One of the biggest reasons most companies fail at using social media effectively for recruiting is fear.  And, that fear keeps them from taking the time to understand it as it relates to their organization and from implementing is in ways to enhance the work they’re already doing.

If your biggest fears are law suits and inappropriate behavior, then the best thing you can do for your company is to set guidelines in stone so employees know the parameters they have to work within to make using social media in all aspects of your business successful and allow them to challenge the rules in a safe environment if it means creating greater returns.

Let’s take a look at the word social as defined by Dictionary.com:

social definition from dictionary.com

There’s nothing there in any of those definitions that’s particularly scary.  In fact, it kind of gives you the warm and fuzzies.  I am especially attracted to definition 4.  People are social beings.

Ask yourself, what is a company?  A company is, at its base, people.  People do the work, they make the products or services, people do business with other people, and people are who you are trying to connect with to hire into your company.

Why do we forget that we’re in the business of Human Capital, of people, when it comes to infusing social media into our recruitment strategies?   Metrics, analysis, and numbers are fun, even impressive and sometimes daunting, and they can provide great insights, but they don’t provide action.

At the end of the day, you’re engaging with people, which implies action, and your social media strategy should be embracing the ‘social’ aspect and remember that the ‘media’ part is the tool you utilize to make the ‘social’ aspect effective.

This could mean empowering others in your organization to help out, creating a committee, changing the conversations you are creating, focusing on one platform that your company can be effective communicating on, or even taking online conversations offline.

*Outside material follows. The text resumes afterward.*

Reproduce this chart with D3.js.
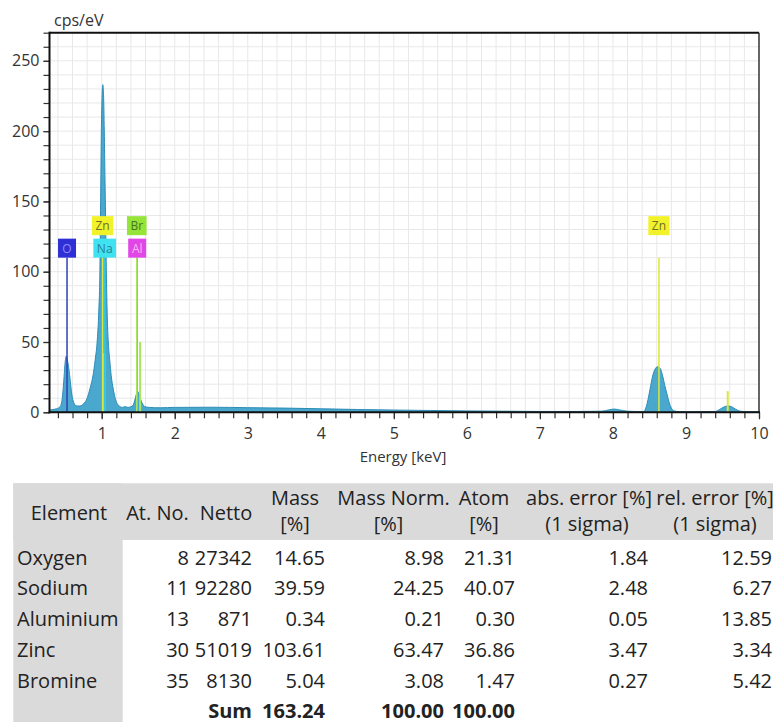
<!DOCTYPE html>
<html>
<head>
<meta charset="utf-8">
<script src="https://cdn.jsdelivr.net/npm/d3@7"></script>
<style>
  body { margin: 0; background: #fff; }
  svg { display: block; font-family: "Open Sans", sans-serif; }
  .tick text { fill: #333; }
</style>
</head>
<body>
<svg id="chart"></svg>
<script>
// spectrum (keV, cps/eV)
const energy = [0.285, 0.33, 0.38, 0.43, 0.46, 0.48, 0.50, 0.515, 0.53, 0.55, 0.57, 0.59, 0.61, 0.64, 0.67,
  0.70, 0.75, 0.80, 0.84, 0.88, 0.91, 0.94, 0.96, 0.975, 0.985, 0.995, 1.005, 1.015, 1.025, 1.035, 1.045,
  1.055, 1.065, 1.075, 1.09, 1.11, 1.13, 1.16, 1.19, 1.23, 1.28, 1.32, 1.36, 1.40, 1.43, 1.46, 1.49, 1.52,
  1.55, 1.59, 1.65, 1.8, 2.0, 2.5, 3.0, 3.5, 4.0, 4.5, 5.0, 5.5, 6.0, 6.5, 7.0, 7.5, 7.85, 7.95, 8.02,
  8.1, 8.2, 8.3, 8.42, 8.45, 8.48, 8.51, 8.54, 8.58, 8.615, 8.65, 8.68, 8.71, 8.74, 8.77, 8.80, 8.84, 8.9,
  9.2, 9.40, 9.46, 9.52, 9.575, 9.63, 9.68, 9.74, 9.85, 10.0];
const counts = [1.5, 2, 2.5, 4, 10, 22, 36, 40, 37, 31, 22, 13, 8, 5, 4.5,
  4.5, 6, 10, 17, 26, 37, 52, 72, 100, 150, 200, 225, 233, 226, 200, 165,
  130, 95, 70, 50, 37, 26, 16, 9, 5, 3.5, 4, 3.5, 4, 5, 10, 15, 11,
  7, 4, 3.5, 3.2, 3.5, 3.6, 3.3, 3, 2.5, 2, 1.6, 1.3, 1, 0.8, 0.6, 0.6, 0.8, 1.8, 2.3,
  1.6, 0.8, 0.6, 0.6, 3, 9, 17, 25, 31, 32.5, 31, 26, 19, 13, 7, 3, 1, 0.5,
  0.5, 0.6, 2, 3.8, 4.5, 3.8, 2.2, 0.8, 0.4, 0.3];

// element markers
const markerEls = ["O", "Na", "Zn", "Al", "Br", "Zn"];
const markerKeV = [0.525, 1.041, 1.012, 1.486, 1.480, 8.630];
const minorEls = ["Zn", "Br", "Zn"];
const minorKeV = [1.035, 1.526, 9.572];
const minorHeight = [42, 50, 15];

const yMajor = [0, 50, 100, 150, 200, 250];
const xMajor = [1, 2, 3, 4, 5, 6, 7, 8, 9, 10];

// quantification table
const elements = ["Oxygen", "Sodium", "Aluminium", "Zinc", "Bromine"];
const atNo = [8, 11, 13, 30, 35];
const netto = [27342, 92280, 871, 51019, 8130];
const mass = ["14.65", "39.59", "0.34", "103.61", "5.04"];
const massNorm = ["8.98", "24.25", "0.21", "63.47", "3.08"];
const atom = ["21.31", "40.07", "0.30", "36.86", "1.47"];
const absErr = ["1.84", "2.48", "0.05", "3.47", "0.27"];
const relErr = ["12.59", "6.27", "13.85", "3.34", "5.42"];
const sums = ["Sum", "163.24", "100.00", "100.00"];

const width = 773, height = 722;
const plot = { left: 49.5, right: 759, top: 32.7, bottom: 412.3 };

const elStyle = {
  O:  { box: "#2f2fd6", text: "#8e8eff", line: "#3040b4", row: 0 },
  Na: { box: "#3fe3ef", text: "#2a7f9a", line: "#35c6dc", row: 0 },
  Zn: { box: "#f2f22a", text: "#6f6f28", line: "#dde63a", row: 1 },
  Al: { box: "#e146e6", text: "#f6b8f6", line: "#e064e0", row: 0 },
  Br: { box: "#96e33a", text: "#46761a", line: "#a8e65c", row: 1 }
};

const svg = d3.select("#chart").attr("width", width).attr("height", height);

const x = d3.scaleLinear().domain([0.285, 10]).range([plot.left, plot.right]);
const y = d3.scaleLinear().domain([0, 270]).range([plot.bottom, plot.top]);

// grid
const g = svg.append("g");
g.append("g").selectAll("line")
  .data(d3.range(0.4, 10, 0.2))
  .join("line")
  .attr("x1", d => x(d)).attr("x2", d => x(d))
  .attr("y1", plot.top).attr("y2", plot.bottom)
  .attr("stroke", "#e8e8e8").attr("stroke-width", 1);
g.append("g").selectAll("line")
  .data(d3.range(10, 270, 10))
  .join("line")
  .attr("x1", plot.left).attr("x2", plot.right)
  .attr("y1", d => y(d)).attr("y2", d => y(d))
  .attr("stroke", "#e8e8e8").attr("stroke-width", 1);

svg.append("clipPath").attr("id", "clip")
  .append("rect")
  .attr("x", plot.left).attr("y", plot.top)
  .attr("width", plot.right - plot.left).attr("height", plot.bottom - plot.top);

// spectrum
const spec = energy.map((e, i) => ({ e, c: counts[i] }));
const area = d3.area()
  .x(d => x(d.e))
  .y0(y(0))
  .y1(d => y(d.c))
  .curve(d3.curveMonotoneX);

g.append("path")
  .datum(spec)
  .attr("clip-path", "url(#clip)")
  .attr("d", area)
  .attr("fill", "#4aa8cf")
  .attr("stroke", "#2d8cb6")
  .attr("stroke-width", 1);

// element lines and labels
const boxH = 19;
const rowBottom = [110, 126];
const markers = markerEls.map((el, i) => ({ el, kev: markerKeV[i] }));
const minors = minorEls.map((el, i) => ({ el, kev: minorKeV[i], h: minorHeight[i] }));

const lines = g.append("g");
lines.selectAll("line.minor")
  .data(minors)
  .join("line")
  .attr("class", "minor")
  .attr("x1", d => x(d.kev)).attr("x2", d => x(d.kev))
  .attr("y1", y(0)).attr("y2", d => y(d.h))
  .attr("stroke", d => elStyle[d.el].line)
  .attr("stroke-width", 2);
lines.selectAll("line.main")
  .data(markers)
  .join("line")
  .attr("class", "main")
  .attr("x1", d => x(d.kev)).attr("x2", d => x(d.kev))
  .attr("y1", y(0)).attr("y2", y(rowBottom[0]))
  .attr("stroke", d => elStyle[d.el].line)
  .attr("stroke-width", 1.5);

const labels = g.append("g").selectAll("g")
  .data(markers)
  .join("g")
  .attr("transform", d => `translate(${x(d.kev)},${y(rowBottom[elStyle[d.el].row]) - boxH})`);
labels.append("rect").attr("class", "box");
labels.append("text")
  .attr("text-anchor", "middle")
  .attr("y", 14)
  .attr("font-size", 12)
  .attr("fill", d => elStyle[d.el].text)
  .text(d => d.el);
labels.each(function (d) {
  const t = d3.select(this).select("text").node().getComputedTextLength();
  const w = Math.max(18, t + 7);
  d3.select(this).select("rect")
    .attr("x", -w / 2).attr("width", w).attr("height", boxH)
    .attr("fill", elStyle[d.el].box);
});

// axes
const yAxis = svg.append("g")
  .attr("transform", `translate(${plot.left},0)`)
  .call(d3.axisLeft(y).tickValues(d3.range(0, 271, 10)).tickSize(6).tickFormat(""));
yAxis.select(".domain").remove();
const yLab = svg.append("g")
  .attr("transform", `translate(${plot.left},0)`)
  .call(d3.axisLeft(y).tickValues(yMajor).tickSize(6).tickPadding(4));
yLab.select(".domain").remove();
yLab.selectAll("text").attr("font-size", 16).attr("font-family", "Open Sans");

const xAxis = svg.append("g")
  .attr("transform", `translate(0,${plot.bottom})`)
  .call(d3.axisBottom(x).tickValues(d3.range(0.4, 10.01, 0.2)).tickSize(6).tickFormat(""));
xAxis.select(".domain").remove();
const xLab = svg.append("g")
  .attr("transform", `translate(0,${plot.bottom})`)
  .call(d3.axisBottom(x).tickValues(xMajor).tickSize(7).tickPadding(8));
xLab.select(".domain").remove();
xLab.selectAll("text").attr("font-size", 16).attr("font-family", "Open Sans");
svg.selectAll(".tick line").attr("stroke", "#333").attr("stroke-width", 1.2);

// frame
svg.append("line").attr("x1", plot.left).attr("x2", plot.right)
  .attr("y1", plot.top).attr("y2", plot.top).attr("stroke", "#111").attr("stroke-width", 2);
svg.append("line").attr("x1", plot.right).attr("x2", plot.right)
  .attr("y1", plot.top).attr("y2", plot.bottom).attr("stroke", "#333").attr("stroke-width", 1.5);
svg.append("line").attr("x1", plot.left).attr("x2", plot.left)
  .attr("y1", plot.top - 1).attr("y2", plot.bottom + 1).attr("stroke", "#111").attr("stroke-width", 2);
svg.append("line").attr("x1", plot.left - 1).attr("x2", plot.right + 1)
  .attr("y1", plot.bottom).attr("y2", plot.bottom).attr("stroke", "#111").attr("stroke-width", 2);

svg.append("text").attr("x", 54).attr("y", 26)
  .attr("font-size", 16).attr("fill", "#333").text("cps/eV");
svg.append("text").attr("x", 403).attr("y", 462)
  .attr("text-anchor", "middle").attr("font-size", 15).attr("fill", "#333").text("Energy [keV]");

// table
const tbl = svg.append("g").attr("font-size", 20).attr("fill", "#222");
const tblTop = 483.3, headBottom = 540, colLeft = 13.3, colRight = 122.7;
tbl.append("rect").attr("x", colLeft).attr("y", tblTop)
  .attr("width", width - colLeft).attr("height", headBottom - tblTop).attr("fill", "#dadada");
tbl.append("rect").attr("x", colLeft).attr("y", tblTop)
  .attr("width", colRight - colLeft).attr("height", height - tblTop).attr("fill", "#dadada");

const headers = [
  { lines: ["Element"], cx: 69 },
  { lines: ["At. No."], cx: 157.5 },
  { lines: ["Netto"], cx: 226 },
  { lines: ["Mass", "[%]"], cx: 295 },
  { lines: ["Mass Norm.", "[%]"], cx: [393.5, 388.5] },
  { lines: ["Atom", "[%]"], cx: 484 },
  { lines: ["abs. error [%]", "(1 sigma)"], cx: [589, 587] },
  { lines: ["rel. error [%]", "(1 sigma)"], cx: 715 }
];
headers.forEach(h => {
  const ys = h.lines.length === 1 ? [520] : [505, 531];
  h.lines.forEach((t, i) => {
    tbl.append("text")
      .attr("x", Array.isArray(h.cx) ? h.cx[i] : h.cx)
      .attr("y", ys[i])
      .attr("text-anchor", "middle")
      .text(t);
  });
});

const rowY = i => 564.5 + i * 30.8;
const numCols = [
  { vals: atNo, right: 189 },
  { vals: netto, right: 252 },
  { vals: mass, right: 325 },
  { vals: massNorm, right: 444 },
  { vals: atom, right: 515 },
  { vals: absErr, right: 648 },
  { vals: relErr, right: 772 }
];
tbl.append("g").selectAll("text")
  .data(elements)
  .join("text")
  .attr("x", 17).attr("y", (d, i) => rowY(i))
  .text(d => d);
numCols.forEach(col => {
  tbl.append("g").selectAll("text")
    .data(col.vals)
    .join("text")
    .attr("x", col.right).attr("y", (d, i) => rowY(i))
    .attr("text-anchor", "end")
    .text(d => d);
});
const sumRight = [252, 325, 444, 515];
tbl.append("g").selectAll("text")
  .data(sums)
  .join("text")
  .attr("x", (d, i) => sumRight[i]).attr("y", rowY(5) - 1)
  .attr("text-anchor", "end")
  .attr("font-weight", "bold")
  .text(d => d);
</script>
</body>
</html>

Jay Baer, co-author of The Now Revolution, expressed during Social Media Week Chicago, “If you don’t love social media, you probably suck at it.” And, “Social media is the most transformative of any of the technological shifts [to date]…and it [social media] empowers employees the way we’ve never had to in the past.”

To get the most out of your social recruitment strategy, it takes honesty and commitment, and a willingness to put your company out there in ways you may not have ever realized.  If you hate it, find others in your company who are willing to aid in adopting social media to aid your recruitment function.  You never know, engaging an employee to help who isn’t involved in HR or recruiting could be a part of your key to success.

And know that there are no magic numbers to measure the effectiveness of your social media.  It’s kind of like going to a party.  You can be a wall flower and stand in the room and see who’s there, but you’re never going to have fun and make connections until you let loose a little, let your guard down, and immerse yourself in the action.  And, then you have great stories to tell to attract people to the next party.

So break the rules, forget the boundaries, and remember that you’re dealing with people and put the ‘social’ back in your Social Recruiting Strategy.